Selection of the most appropriate segmentation solution is a complex process and requires interplay of subject matter expertise and data analytics. In the present study, we assessed each segmentation model for scientific robustness and practical utility and implications at population health policy level [45]. First of all, data-driven segmentation solution must be assessed by its statistical fit. In LCA, established diagnostic indexes include Akaike Information Criterion (AIC) and Bayesian Information Criterion (BIC) [36, 46,47,48]. On top of the basic statistical fit, additional criteria are required to assess its relevance in a particular healthcare system. Currently, the criteria for optimal segmentation framework in population health have not been established [49, 50]. In consumer market segmentation, the segmentation effectiveness is assessed by the following proposed criteria, which could be adopted in healthcare settings: validity, interpretability, substantiality, stability, and actionability/accessibility [51, 52]. Other additional criteria, such as parsimony of number of classes may be important to ensure easy use and widespread adoption of a segmentation framework. Additionally, the naming of each segment is a subjective process in a way which best represented the features of a segment. This may depend on clinical expertise of researchers as well as policy context [9].

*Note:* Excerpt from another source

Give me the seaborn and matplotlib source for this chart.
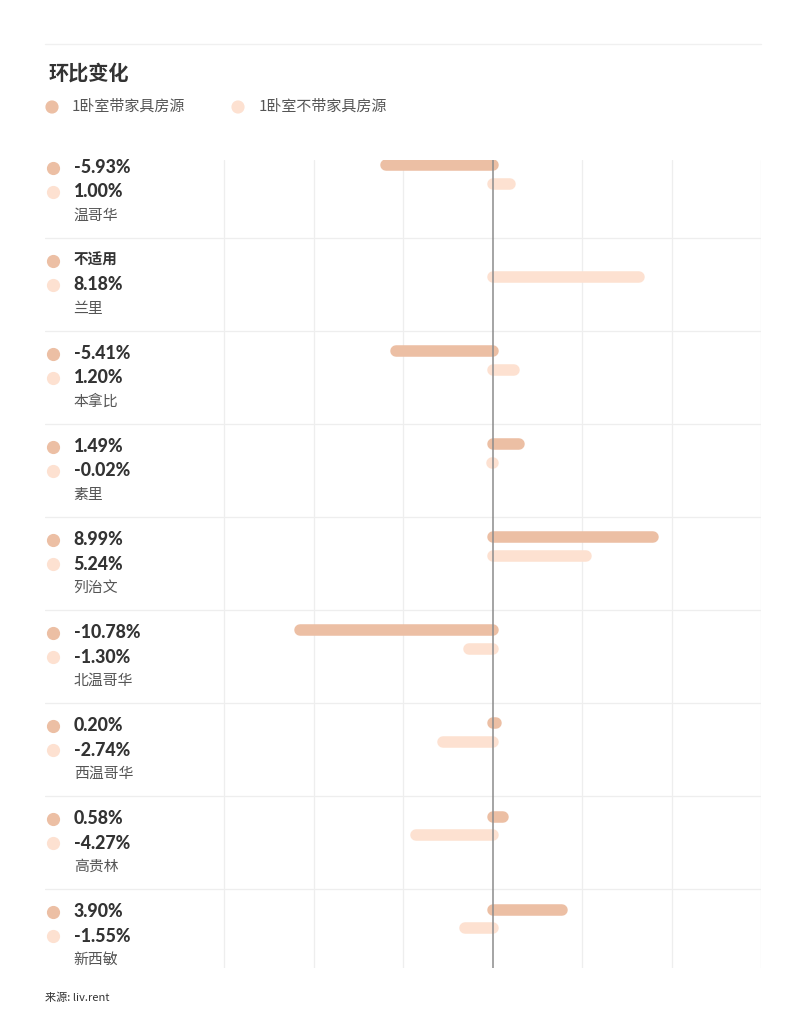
import numpy as np
import pandas as pd
import matplotlib.pyplot as plt
import seaborn as sns

# data
cities = ['温哥华', '兰里', '本拿比', '素里', '列治文', '北温哥华', '西温哥华', '高贵林', '新西敏']
furnished = [-5.93, np.nan, -5.41, 1.49, 8.99, -10.78, 0.20, 0.58, 3.90]
unfurnished = [1.00, 8.18, 1.20, -0.02, 5.24, -1.30, -2.74, -4.27, -1.55]
series = ['1卧室带家具房源', '1卧室不带家具房源']
colors = ['#ecbfa4', '#fde1d1']

sns.set_style('white')
plt.rcParams['font.family'] = ['Noto Sans CJK SC', 'DejaVu Sans']

df = pd.DataFrame({
    'city': cities * 2,
    'type': [series[0]] * len(cities) + [series[1]] * len(cities),
    'value': furnished + unfurnished,
})
df = df.dropna()

W, H = 805, 1024
fig = plt.figure(figsize=(W / 100, H / 100), dpi=100)

# main axes: x from 45px to 761px, y from 160px to 968px
ax = fig.add_axes([45 / W, 1 - 968 / H, (761 - 45) / W, (968 - 160) / H])
sns.barplot(data=df, y='city', x='value', hue='type', order=cities, hue_order=series,
            palette=colors, saturation=1, orient='h', width=0.4, errorbar=None,
            legend=False, ax=ax)

# replace the rectangles by round capped lines at the same place
for p in list(ax.patches):
    x0 = p.get_x()
    w = p.get_width()
    cy = p.get_y() + p.get_height() / 2
    ax.plot([x0, x0 + w], [cy, cy], color=p.get_facecolor(), lw=8.3,
            solid_capstyle='round', zorder=2)
    p.set_visible(False)

ax.set_xlim(-25, 15)
ax.set_ylim(8.529, -0.159)
for x in [-15, -10, -5, 5, 10, 15]:
    ax.axvline(x, color='#eeeeee', lw=0.9, zorder=0)
ax.axvline(0, color='#8c8c8c', lw=1.1, zorder=3)
for i in range(len(cities) - 1):
    ax.axhline(i + 0.68, color='#eeeeee', lw=0.9, zorder=0)

ax.set_xticks([])
ax.set_yticks([])
ax.set_xlabel('')
ax.set_ylabel('')
sns.despine(ax=ax, left=True, bottom=True)

# left labels
num_font = ['Lato', 'Noto Sans CJK SC']
ypos = np.arange(len(cities))
ax.scatter(np.full(len(cities), -24.55), ypos - 0.075, s=72, color=colors[0], zorder=3, clip_on=False)
ax.scatter(np.full(len(cities), -24.55), ypos + 0.185, s=72, color=colors[1], zorder=3, clip_on=False)
for i, c in enumerate(cities):
    f = furnished[i]
    t1 = '不适用' if np.isnan(f) else f'{f:.2f}%'
    t2 = f'{unfurnished[i]:.2f}%'
    size1 = 10.5 if np.isnan(f) else 12.8
    ax.text(-23.4, i - 0.075, t1, family=num_font, fontweight='black', fontsize=size1,
            color='#333333', va='center', ha='left')
    ax.text(-23.4, i + 0.185, t2, family=num_font, fontweight='black', fontsize=12.8,
            color='#333333', va='center', ha='left')
    ax.text(-23.4, i + 0.44, c, fontsize=10.7, color='#555555', va='center', ha='left')

# title, legend, source
ov = fig.add_axes([0, 0, 1, 1], zorder=-1)
ov.set_xlim(0, W)
ov.set_ylim(H, 0)
ov.axis('off')
ov.plot([45, 761], [44, 44], color='#f0f0f0', lw=1)
ov.text(49, 73, '环比变化', fontsize=14.5, fontweight='bold', color='#333333', va='center')
ov.scatter([52, 238], [107, 107], s=72, color=colors, clip_on=False)
ov.text(72, 107, series[0], fontsize=10.8, color='#555555', va='center')
ov.text(259, 107, series[1], fontsize=10.8, color='#555555', va='center')
ov.text(45, 998, '来源: liv.rent', fontsize=8, color='#333333', va='center')

fig.savefig('out.png', dpi=100, facecolor='white')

One of the limitations of this study is that data were collected from a single cluster of health service institutions (SingHealth RHS). Health services utilizations from non SingHealth RHS were currently not captured in the current database. By excluding resident population whose postal codes fall outside SingHealth RHS catchment region because they are more likely to utilize services outside SingHealth RHS, we attempted to minimize this limitation. Future research can expand to national level data or linking databases from other health services institutions to assess the external validity of our segmentation framework. Some large segments may still have certain degree of heterogeneity which can be further segmented. The current study provides an initial broad segment archetype that can be further refined by additional indicators such as behavioral risk factors, mental health, frailty and social functioning. Another limitation is the relatively short follow-up period. Long-term healthcare utilization and mortality patters of the derived patient segments have important implications in health policy making. Further research efforts may focus on evaluating the long-term stability of the derived patient segments.


In conclusions, primary care users have heterogeneous health state profiles. They can be segmented into classes with unique, relatively homogeneous health characteristics using latent class analysis. Different classes have different health services utilization patterns and mortality risks. This information is critical to population level health resource planning and population health policy formulation.